— START DATA EXTRACT —

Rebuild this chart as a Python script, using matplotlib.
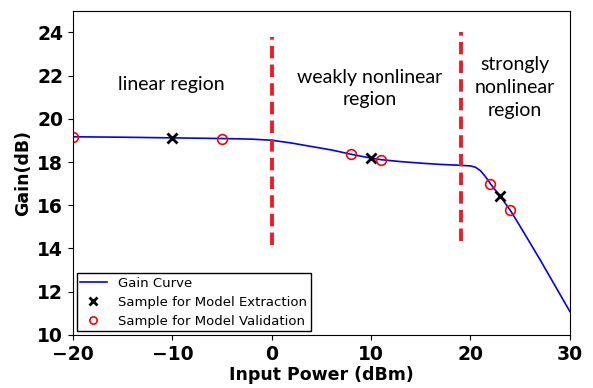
import matplotlib
matplotlib.use("Agg")
import matplotlib.pyplot as plt

# --- data ---
power = [-20, -15, -10, -5, -2, 0, 2, 4, 6, 8, 10, 11, 13, 15, 17, 19,
         20, 20.5, 21, 21.5, 22, 22.5, 23, 24, 25, 26, 27, 28, 29, 30]
gain = [19.17, 19.15, 19.12, 19.09, 19.06, 19.01, 18.88, 18.72, 18.56, 18.36,
        18.18, 18.11, 18.02, 17.95, 17.89, 17.85, 17.82, 17.76, 17.60, 17.33,
        17.00, 16.70, 16.41, 15.77, 15.02, 14.25, 13.48, 12.68, 11.88, 11.08]

extract_x = [-10, 10, 23]
extract_y = [19.12, 18.18, 16.41]

valid_x = [-20, -5, 8, 11, 22, 24]
valid_y = [19.17, 19.09, 18.36, 18.11, 17.00, 15.77]

boundary_x = [0, 19]
boundary_lo = [14.17, 14.36]
boundary_hi = [23.77, 24.0]

region_labels = ["linear region", "weakly nonlinear\nregion", "strongly\nnonlinear\nregion"]
region_x = [-10.1, 9.9, 24.5]
region_y = [21.6, 21.4, 21.45]

fig = plt.figure(figsize=(5.93, 3.88), dpi=100)
ax = fig.add_axes([0.123, 0.137, 0.838, 0.835])

ax.plot(power, gain, color="blue", lw=1.2, label="Gain Curve")
ax.plot(extract_x, extract_y, "x", color="black", ms=7, mew=2,
        label="Sample for Model Extraction")
ax.plot(valid_x, valid_y, "o", mfc="none", mec="red", ms=7, mew=1.2,
        label="Sample for Model Validation")

for bx, lo, hi in zip(boundary_x, boundary_lo, boundary_hi):
    ax.plot([bx, bx], [lo, hi], color="#ee1c25", lw=2.8, ls=(0, (3.2, 1.6)))

for txt, tx, ty in zip(region_labels, region_x, region_y):
    ax.text(tx, ty, txt, ha="center", va="center", fontsize=14,
            family="Lato", linespacing=1.4)

ax.set_xlim(-20, 30)
ax.set_ylim(10, 25)
ax.set_xticks([-20, -10, 0, 10, 20, 30])
ax.set_yticks([10, 12, 14, 16, 18, 20, 22, 24])
for lbl in ax.get_xticklabels() + ax.get_yticklabels():
    lbl.set_fontweight("bold")
    lbl.set_fontsize(13.5)
ax.set_xlabel("Input Power (dBm)", fontsize=12.5, fontweight="bold", labelpad=2)
ax.set_ylabel("Gain(dB)", fontsize=12.5, fontweight="bold", labelpad=4)

leg = ax.legend(loc="lower left", fontsize=9.5, fancybox=False,
                edgecolor="black", framealpha=1, borderpad=0.25,
                labelspacing=0.45, handlelength=2.0, handletextpad=0.9,
                borderaxespad=0.3, markerscale=0.75)
leg.get_frame().set_linewidth(1.0)

fig.savefig("out.png", dpi=100)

— END DATA EXTRACT —

*TASK DIRECTIONS*:
Your task is to collect every line above that contains the word "matplotlib".

*RESPONSE TO THE TASK*:
Rebuild this chart as a Python script, using matplotlib.
import matplotlib
matplotlib.use("Agg")
import matplotlib.pyplot as plt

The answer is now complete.